Regarding the parameter of the system model describing the level of CO₂ emissions, it is characterized by a non-linear relationship between the level of pollution and economic development. Most of the OECD countries examined in the sample, presented in the Data Analysis section, reached the threshold level of sustainable development (the average score on the graphs is 86.4 on a scale from 0 to 100). To reach this threshold level, the study showed that countries in the sample take measures aimed at reducing atmospheric pollution.

The hypothesis is confirmed that the threshold level, when it will be possible to say that the state is developing steadily, depends on its understanding of the need to implement and take measures to improve the environment and protect the atmosphere. As measures might be the development of new sources of renewable “clean” energy, strategies for “smart” energy consumption by the population and business. Within large energy businesses—the introduction of models of “smart distribution networks”, green tariffs that stimulate the generation and use of “clean” energy and so forth.
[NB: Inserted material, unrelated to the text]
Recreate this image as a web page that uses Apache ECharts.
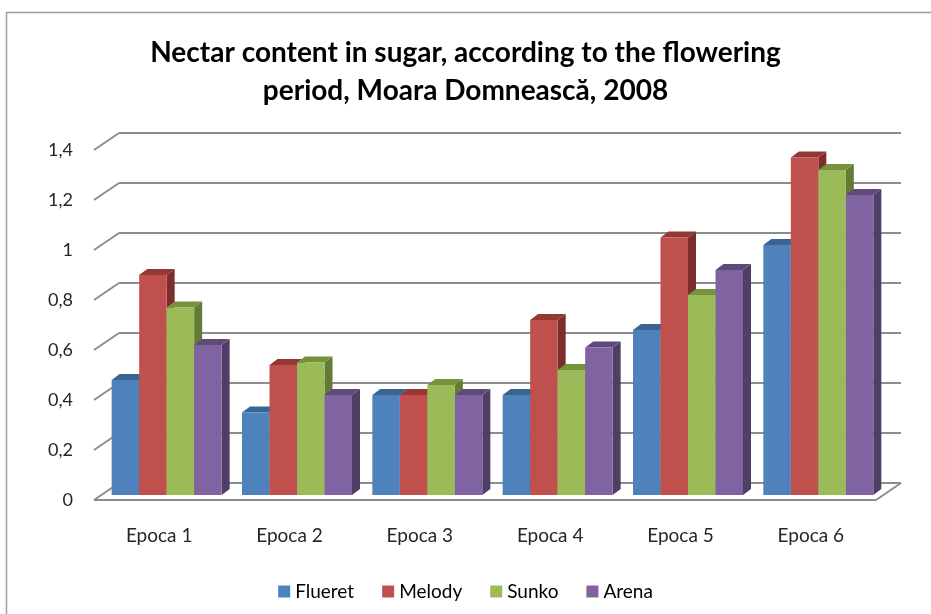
<!DOCTYPE html>
<html>
<head>
<meta charset="utf-8">
<script src="https://cdn.jsdelivr.net/npm/echarts@6/dist/echarts.min.js"></script>
<style>
  html, body { margin: 0; padding: 0; background: #fff; }
  #chart { width: 931px; height: 614px; }
</style>
</head>
<body>
<div id="chart"></div>
<script>
// categories and series values
const epochs = ['Epoca 1', 'Epoca 2', 'Epoca 3', 'Epoca 4', 'Epoca 5', 'Epoca 6'];
const flueret = [0.46, 0.33, 0.40, 0.40, 0.66, 1.00];
const melody = [0.88, 0.52, 0.40, 0.70, 1.03, 1.35];
const sunko = [0.75, 0.53, 0.44, 0.50, 0.80, 1.30];
const arena = [0.60, 0.40, 0.40, 0.59, 0.90, 1.20];
const yTicks = [0, 0.2, 0.4, 0.6, 0.8, 1, 1.2, 1.4];

const seriesList = [
  { name: 'Flueret', data: flueret, front: '#4f81bd', top: '#3a6494', side: '#36557c' },
  { name: 'Melody', data: melody, front: '#c0504d', top: '#953735', side: '#7c2e2c' },
  { name: 'Sunko', data: sunko, front: '#9bbb59', top: '#76923c', side: '#647b35' },
  { name: 'Arena', data: arena, front: '#8064a2', top: '#604a7b', side: '#4f3f66' }
];

// 3D look: depth of the floor and of each bar
const wallDx = 25, wallDy = 17;
const barShiftX = 7.5, barShiftY = 5;
const barDx = 8, barDy = 6;
const barFrac = 0.211;

const chart = echarts.init(document.getElementById('chart'));

// back wall, left wall stubs and floor
const wallSeries = {
  type: 'custom',
  silent: true,
  z: 1,
  data: yTicks.map(v => [0, v]),
  renderItem: function(params, api) {
    const cs = params.coordSys;
    const y = api.coord([0, api.value(1)])[1];
    const style = { stroke: '#8c8c8c', lineWidth: 2, fill: null };
    const children = [
      { type: 'line', shape: { x1: cs.x, y1: y, x2: cs.x + wallDx, y2: y - wallDy }, style: style },
      { type: 'line', shape: { x1: cs.x + wallDx, y1: y - wallDy, x2: cs.x + cs.width + wallDx, y2: y - wallDy }, style: style }
    ];
    if (api.value(1) === 0) {
      children.push({ type: 'line', shape: { x1: cs.x, y1: y, x2: cs.x + cs.width, y2: y }, style: style });
      children.push({ type: 'line', shape: { x1: cs.x + cs.width, y1: y, x2: cs.x + cs.width + wallDx, y2: y - wallDy }, style: style });
    }
    return { type: 'group', children: children };
  }
};

function makeBarSeries(s, idx) {
  return {
    name: s.name,
    type: 'custom',
    z: 2 + idx,
    itemStyle: { color: s.front },
    data: s.data.map((v, i) => [i, v]),
    renderItem: function(params, api) {
      const i = api.value(0);
      const base = api.coord([i, 0]);
      const top = api.coord([i, api.value(1)]);
      const w = api.size([1, 0])[0] * barFrac;
      const x0 = base[0] - 2 * w + idx * w + barShiftX;
      const y0 = base[1] - barShiftY;
      const y1 = top[1] - barShiftY;
      return {
        type: 'group',
        children: [
          { type: 'polygon', shape: { points: [[x0 + w, y1], [x0 + w + barDx, y1 - barDy], [x0 + w + barDx, y0 - barDy], [x0 + w, y0]] }, style: { fill: s.side } },
          { type: 'polygon', shape: { points: [[x0, y1], [x0 + w, y1], [x0 + w + barDx, y1 - barDy], [x0 + barDx, y1 - barDy]] }, style: { fill: s.top } },
          { type: 'rect', shape: { x: x0, y: y1, width: w, height: y0 - y1 }, style: { fill: s.front } }
        ]
      };
    }
  };
}

const option = {
  backgroundColor: '#fff',
  animation: false,
  graphic: [{
    type: 'rect',
    shape: { x: 6.5, y: 12.5, width: 940, height: 620 },
    style: { fill: null, stroke: '#a0a0a0', lineWidth: 1.5 }
  }],
  title: {
    text: 'Nectar content in sugar, according to the flowering\nperiod, Moara Domnească, 2008',
    left: 'center',
    top: 29,
    textStyle: { fontFamily: 'Lato', fontWeight: 'bold', fontSize: 28, lineHeight: 38, color: '#000' }
  },
  legend: {
    bottom: 8,
    left: 'center',
    icon: 'rect',
    itemWidth: 12,
    itemHeight: 12,
    itemGap: 28,
    textStyle: { fontFamily: 'Lato', fontSize: 19, color: '#000' },
    data: seriesList.map(s => s.name)
  },
  grid: { left: 94, right: 55, top: 150, bottom: 114, containLabel: false },
  xAxis: {
    type: 'category',
    data: epochs,
    axisLine: { show: false },
    axisTick: { show: false },
    axisLabel: { margin: 26, fontFamily: 'Lato', fontSize: 19, color: '#262626' }
  },
  yAxis: {
    type: 'value',
    min: 0,
    max: 1.4,
    interval: 0.2,
    axisLine: { show: false },
    axisTick: { show: false },
    splitLine: { show: false },
    axisLabel: {
      margin: 21,
      fontFamily: 'Lato',
      fontSize: 18,
      color: '#262626',
      formatter: v => String(Math.round(v * 10) / 10).replace('.', ',')
    }
  },
  series: [wallSeries].concat(seriesList.map(makeBarSeries))
};

chart.setOption(option);
</script>
</body>
</html>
The authors conclude that the level of development of human resources/capital contributes to the achievement of the above strategies and models for optimizing energy consumption and using more environmentally friendly sources. The level of development of human resources/capital can be characterized by indicators such as HDI, share of population with higher education, the ratio of R&D expenditures to GDP. In the course of the study, a relation was found between energy consumption and sustainable development with a “feedback effect”; the necessity of knowledge and innovation in energy field was substantiated. In general, it is worth noting that the article is of a general scientific and universal nature, the obtained results can be applied in the study of the influence of energy consumption on the level of human development and vice versa, as well as in the practice of applying energy-optimizing and sustainable development strategies.